Missing out on grants and R&D tax credits
12 Feb 2013
Article by Greville Warwick of MCS Corporate:
Many in the process industries are continuing to misunderstand and, so, miss out on the potential worth of Capital Grants and R&D Tax Credits to their companies.
At present two grants – Regional Growth Funds and Grant for Business Investment –.represent what is currently available in England for companies seeking investment support for capital projects.
The scope for investment is wide; however, in these two cases the minimum grant that can be requested is £1,000,000 for RGF and it is announced that the minimum for GBI is to be £2,000,000.
Clearly, in both cases, the grant amount will be a function of the total investment amount proposed, this can expected to be made over a project completion time within three to five years, dependent on the type of the investment, and it is time for construction and development to commissioning and operation.
The grants are aimed at UK firms seeking support to invest and spread risk and expenditure and cost of capital. Equally, these sources of funding will be open to foreign companies that can be persuaded to inwardly invest. In these terms, the grants are attractive and worth weighing up and considering as the basis and stimulation to construct a business plan to be used to support an early claim.
We have written from time to time in Process Engineering on the overall attractiveness of firms investing in this way and staying around to take full advantage of Research and Development Tax Credits and the 10% Patent Box that comes into effect as from the 1st of April 2013.
This package of investment and tax management options beats any fancy off-shore arrangements currently touted as just about legal and about to be scuppered by future actions of the Chancellor.

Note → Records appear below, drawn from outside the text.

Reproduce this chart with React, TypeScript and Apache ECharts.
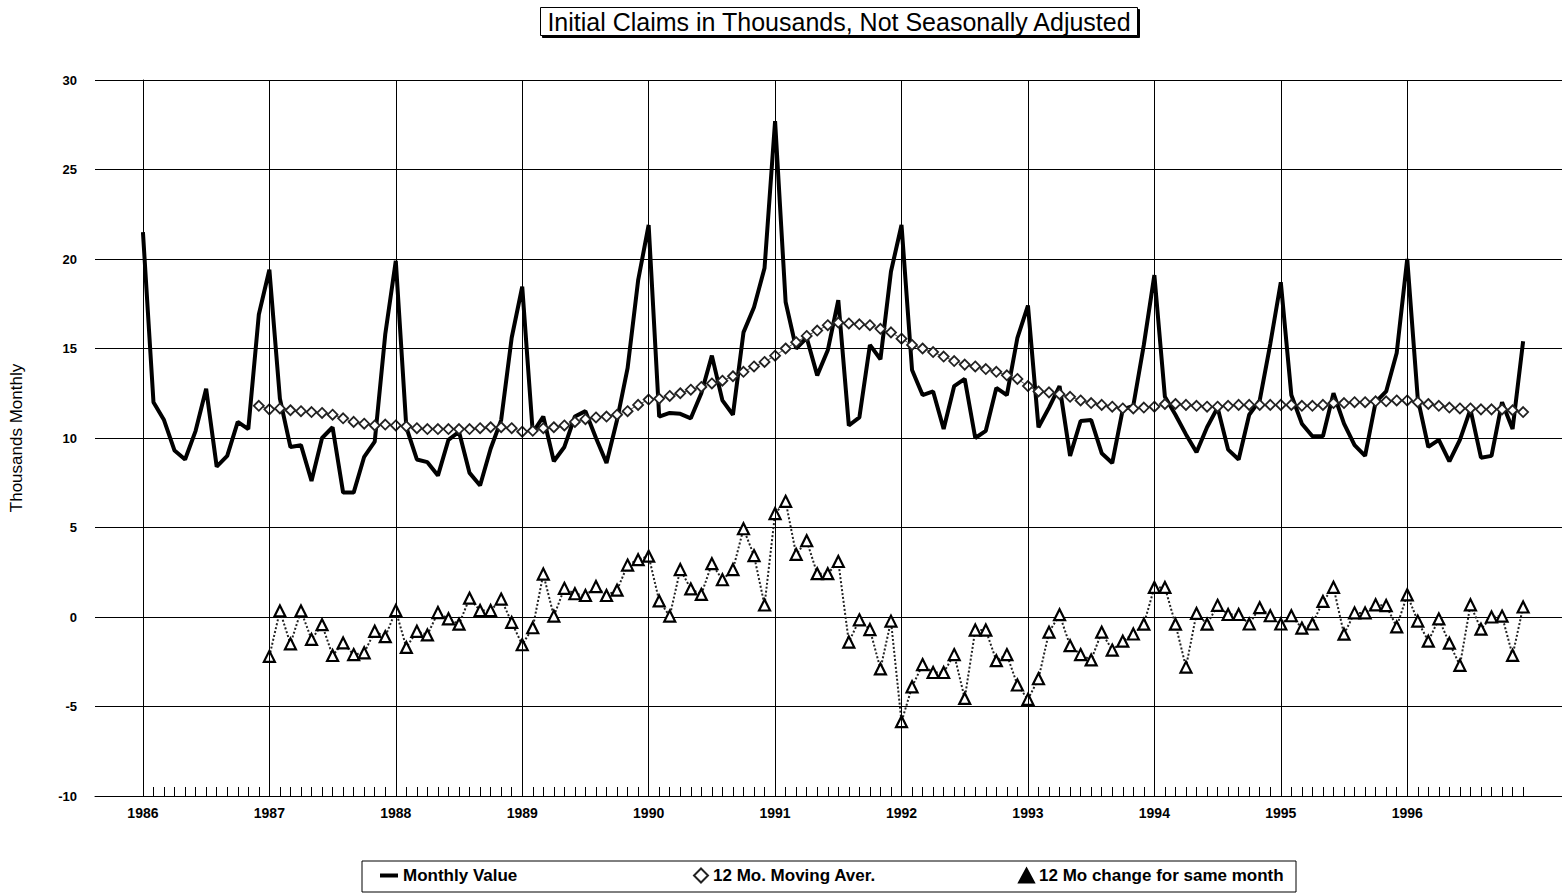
import React, { useEffect, useRef } from "react";
import * as echarts from "echarts";

// Month index 0 = Jan 1986 ... 131 = Dec 1996
const years = [1986, 1987, 1988, 1989, 1990, 1991, 1992, 1993, 1994, 1995, 1996];

// Monthly initial claims (thousands), Jan 1986 - Dec 1996
const monthlyValues = [
  21.5, 12.0, 11.0, 9.3, 8.8, 10.4, 12.75, 8.4, 9.0, 10.9, 10.5, 16.9,
  19.4, 12.2, 9.5, 9.6, 7.6, 10.0, 10.6, 6.95, 6.95, 8.95, 9.8, 15.8,
  19.9, 10.6, 8.8, 8.65, 7.9, 9.9, 10.35, 8.05, 7.35, 9.4, 11.0, 15.6,
  18.45, 10.3, 11.2, 8.7, 9.5, 11.2, 11.5, 10.0, 8.6, 11.0, 13.9, 18.8,
  21.9, 11.2, 11.4, 11.35, 11.1, 12.5, 14.6, 12.1, 11.3, 15.9, 17.3, 19.5,
  27.7, 17.6, 15.0, 15.6, 13.5, 14.9, 17.7, 10.7, 11.15, 15.2, 14.4, 19.3,
  21.9, 13.8, 12.4, 12.6, 10.5, 12.9, 13.3, 10.0, 10.4, 12.8, 12.4, 15.6,
  17.4, 10.6, 11.7, 12.9, 9.0, 10.95, 11.0, 9.15, 8.6, 11.6, 11.8, 15.2,
  19.1, 12.3, 11.3, 10.2, 9.2, 10.6, 11.7, 9.35, 8.8, 11.3, 12.1, 15.25,
  18.7, 12.4, 10.8, 10.1, 10.1, 12.5, 10.8, 9.6, 9.0, 12.0, 12.6, 14.75,
  20.0, 12.2, 9.5, 9.9, 8.7, 9.9, 11.6, 8.9, 9.0, 12.0, 10.5, 15.4,
];

// 12 month moving average, Dec 1986 - Dec 1996
const movingAverage = [
  11.8,
  11.6, 11.65, 11.55, 11.5, 11.45, 11.4, 11.3, 11.1, 10.9, 10.8, 10.7, 10.75,
  10.7, 10.65, 10.55, 10.5, 10.5, 10.5, 10.5, 10.5, 10.55, 10.6, 10.6, 10.55,
  10.35, 10.4, 10.55, 10.6, 10.7, 10.9, 11.05, 11.15, 11.2, 11.3, 11.5, 11.85,
  12.15, 12.2, 12.35, 12.5, 12.7, 12.85, 13.05, 13.2, 13.45, 13.7, 14.0, 14.25,
  14.6, 15.0, 15.35, 15.7, 16.0, 16.3, 16.45, 16.4, 16.35, 16.3, 16.1, 15.9,
  15.55, 15.2, 15.0, 14.8, 14.55, 14.3, 14.1, 14.0, 13.85, 13.7, 13.5, 13.3,
  12.9, 12.6, 12.55, 12.45, 12.3, 12.1, 11.95, 11.85, 11.75, 11.65, 11.65, 11.7,
  11.75, 11.9, 11.9, 11.85, 11.8, 11.75, 11.75, 11.8, 11.85, 11.85, 11.85, 11.85,
  11.85, 11.85, 11.8, 11.8, 11.85, 11.95, 11.95, 12.0, 12.0, 12.05, 12.05, 12.1,
  12.1, 12.0, 11.9, 11.8, 11.7, 11.65, 11.65, 11.6, 11.6, 11.6, 11.55, 11.45,
];

// 12 month change for same month, Jan 1987 - Dec 1996
const change12 = [
  -2.2, 0.34, -1.5, 0.34, -1.25, -0.43, -2.15, -1.45, -2.1, -2.0, -0.8, -1.1,
  0.36, -1.7, -0.8, -1.0, 0.25, -0.1, -0.4, 1.05, 0.36, 0.36, 1.0, -0.3,
  -1.55, -0.6, 2.4, 0.05, 1.6, 1.3, 1.2, 1.7, 1.2, 1.5, 2.9, 3.2,
  3.4, 0.9, 0.05, 2.65, 1.57, 1.26, 2.98, 2.08, 2.65, 4.93, 3.43, 0.67,
  5.78, 6.46, 3.5, 4.26, 2.42, 2.42, 3.1, -1.4, -0.16, -0.7, -2.9, -0.23,
  -5.85, -3.9, -2.66, -3.1, -3.1, -2.1, -4.55, -0.73, -0.73, -2.44, -2.1, -3.8,
  -4.6, -3.45, -0.85, 0.13, -1.6, -2.1, -2.4, -0.85, -1.85, -1.35, -0.95, -0.4,
  1.65, 1.65, -0.4, -2.8, 0.2, -0.4, 0.65, 0.14, 0.14, -0.39, 0.52, 0.07,
  -0.39, 0.07, -0.62, -0.39, 0.87, 1.66, -0.96, 0.23, 0.23, 0.68, 0.64, -0.55,
  1.24, -0.23, -1.35, -0.11, -1.46, -2.7, 0.68, -0.68, 0.0, 0.05, -2.14, 0.56,
];

const FONT = "'Liberation Sans', Arial, sans-serif";

export default function App() {
  const ref = useRef<HTMLDivElement>(null);

  useEffect(() => {
    document.body.style.margin = "0";
    if (!ref.current) return;
    const chart = echarts.init(ref.current, undefined, { renderer: "svg" });

    const monthIdx = monthlyValues.map((_, i) => i);
    const yearIdx = years.map((_, i) => i * 12);
    const monthlyData = monthlyValues.map((v, i) => [i, v]);
    const maData = movingAverage.map((v, i) => [i + 11, v]);
    const changeData = change12.map((v, i) => [i + 12, v]);

    const legendText = { fontFamily: FONT, fontSize: 17, fontWeight: "bold", color: "#000" };

    chart.setOption({
      animation: false,
      backgroundColor: "#fff",
      title: {
        text: "Initial Claims in Thousands, Not Seasonally Adjusted",
        left: 833,
        top: 7,
        textAlign: "center",
        padding: [2, 6, 2, 6],
        borderColor: "#000",
        borderWidth: 1,
        shadowColor: "#000",
        shadowOffsetX: 2,
        shadowOffsetY: 2,
        shadowBlur: 0,
        backgroundColor: "#fff",
        textStyle: { fontFamily: FONT, fontSize: 25, fontWeight: "normal", color: "#000" },
      },
      legend: [
        {
          data: [{ name: "Monthly Value", icon: "rect" }],
          left: 380, top: 867, padding: 0, itemWidth: 18, itemHeight: 4,
          textStyle: legendText, selectedMode: false,
          itemStyle: { color: "#000" },
        },
        {
          data: [{ name: "12 Mo. Moving Aver.", icon: "diamond" }],
          left: 693, top: 867, padding: 0, itemWidth: 14, itemHeight: 14,
          textStyle: legendText, selectedMode: false,
        },
        {
          data: [{ name: "12 Mo change for same month", icon: "triangle" }],
          left: 1018, top: 867, padding: 0, itemWidth: 15, itemHeight: 14,
          textStyle: legendText, selectedMode: false,
          itemStyle: { color: "#000", borderColor: "#000" },
        },
      ],
      graphic: [
        {
          type: "rect",
          shape: { x: 362, y: 861, width: 934, height: 31 },
          style: { fill: "none", stroke: "#000", lineWidth: 1 },
          silent: true,
          z: 100,
        },
      ],
      grid: { left: 93, right: 0, top: 80, bottom: 99, containLabel: false },
      xAxis: {
        type: "value",
        min: -4.55,
        max: 134.69,
        axisLine: { show: true, onZero: false, lineStyle: { color: "#000", width: 1 } },
        axisTick: {
          show: true,
          inside: true,
          length: 9,
          customValues: monthIdx,
          lineStyle: { color: "#000", width: 1 },
        },
        axisLabel: {
          customValues: yearIdx,
          formatter: (v: number) => String(1986 + Math.round(v / 12)),
          fontFamily: FONT,
          fontSize: 14,
          fontWeight: "bold",
          color: "#000",
          margin: 10,
        },
        splitLine: { show: false },
      },
      yAxis: {
        type: "value",
        min: -10,
        max: 30,
        interval: 5,
        axisLine: { show: true, lineStyle: { color: "#000", width: 1 } },
        axisTick: { show: false },
        axisLabel: { fontFamily: FONT, fontSize: 13, fontWeight: "bold", color: "#000", margin: 18 },
        splitLine: { show: true, lineStyle: { color: "#000", width: 1 } },
        name: "Thousands Monthly",
        nameLocation: "middle",
        nameGap: 70,
        nameTextStyle: { fontFamily: FONT, fontSize: 17, color: "#000" },
      },
      series: [
        {
          name: "Monthly Value",
          type: "line",
          data: monthlyData,
          showSymbol: false,
          symbol: "none",
          itemStyle: { color: "#000" },
          lineStyle: { color: "#000", width: 4 },
          z: 3,
          markLine: {
            silent: true,
            symbol: ["none", "none"],
            label: { show: false },
            lineStyle: { color: "#000", width: 1, type: "solid" },
            data: yearIdx.map((v) => ({ xAxis: v })),
          },
        },
        {
          name: "12 Mo. Moving Aver.",
          type: "line",
          data: maData,
          symbol: "diamond",
          symbolSize: 10,
          itemStyle: { color: "#fff", borderColor: "#222", borderWidth: 1.8 },
          lineStyle: { color: "#555", width: 1 },
          z: 4,
        },
        {
          name: "12 Mo change for same month",
          type: "line",
          data: changeData,
          symbol: "triangle",
          symbolSize: 11,
          itemStyle: { color: "#fff", borderColor: "#000", borderWidth: 2.2 },
          lineStyle: { color: "#222", width: 2, type: "dotted" },
          z: 4,
        },
      ],
    });

    return () => chart.dispose();
  }, []);

  return <div ref={ref} style={{ width: 1562, height: 895 }} />;
}
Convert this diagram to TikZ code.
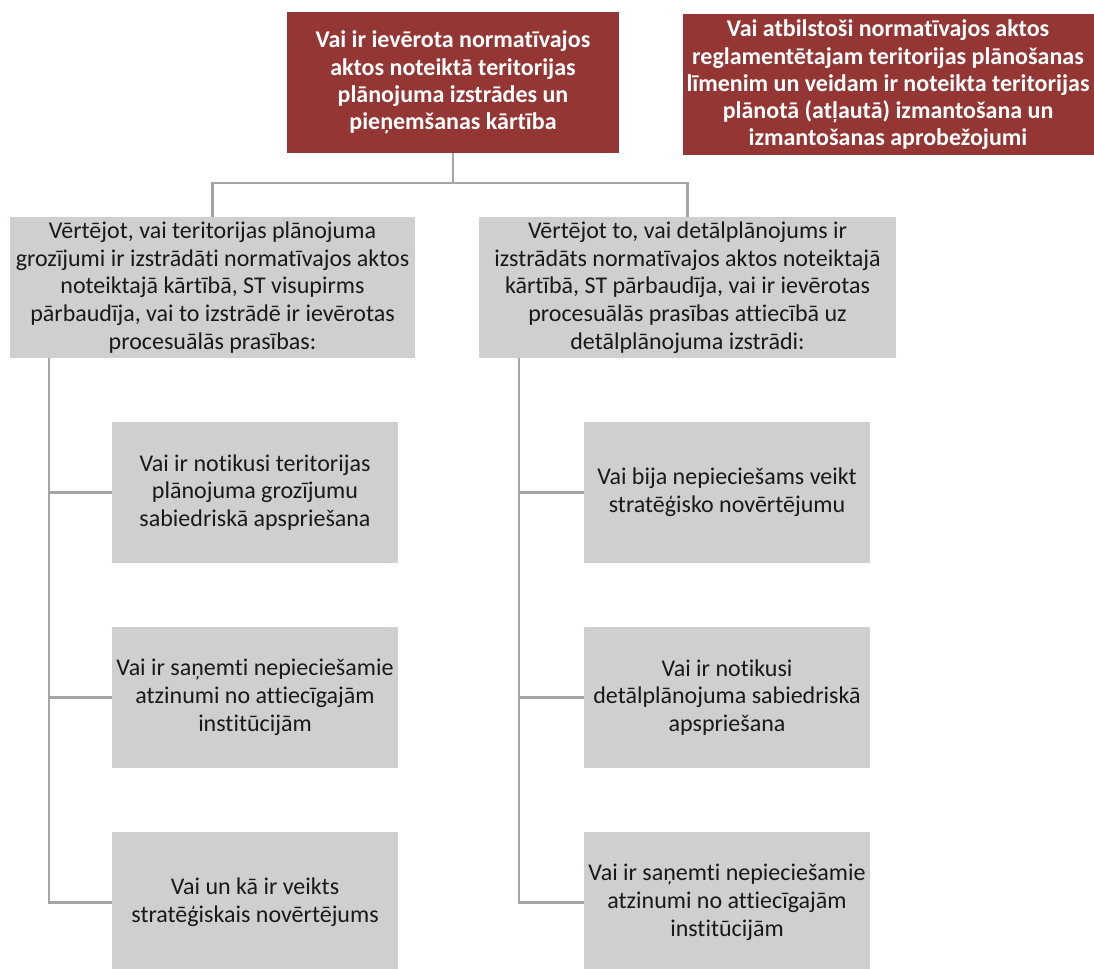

It makes sense for Government to offer sensible and accessible alternatives for both investment and real corporate tax management that is approved, sustainable and relatively simple to understand and administer.
Study of what is available will show that both shorter term investment capital funding is available as well as long-term working capital from generous corporate tax policies that allow and encourage firms to use R&D Tax Credits as well as the equally generous terms of the 10% Patent Box.
These options are either already on offer, or are about to go live, so it is incumbent on companies, groups and their directors and advisers to wake up to the possibilities and attractions of investment now.
Global growth is beginning to happen and to gain traction in those parts of the world and within economies that have a much more positive outlook than is, perhaps, yet current in parts of the EU.
Boldness is required to contemplate putting proposals together and fitting them for consideration for the various forms of active corporate support outlined. Government can only do so much in terms of incentives.
It is suspected that UK firms and their directors should become much more proactive in their willingness to take up the offers for generous co-investment to get things going and then be able to access means of sensible tax management to keep the profits generated to create the reinvestment cycle that leads to real and sustainable wealth creation.
It is worth considering at all times the need to be aware of grants and funding and how these interact with Notifiable State Aid requirements; however, with the right advice, policies and strategies, Capital Grants and R&D Tax Credits can be reconciled and used to best effect and your company’s advancement.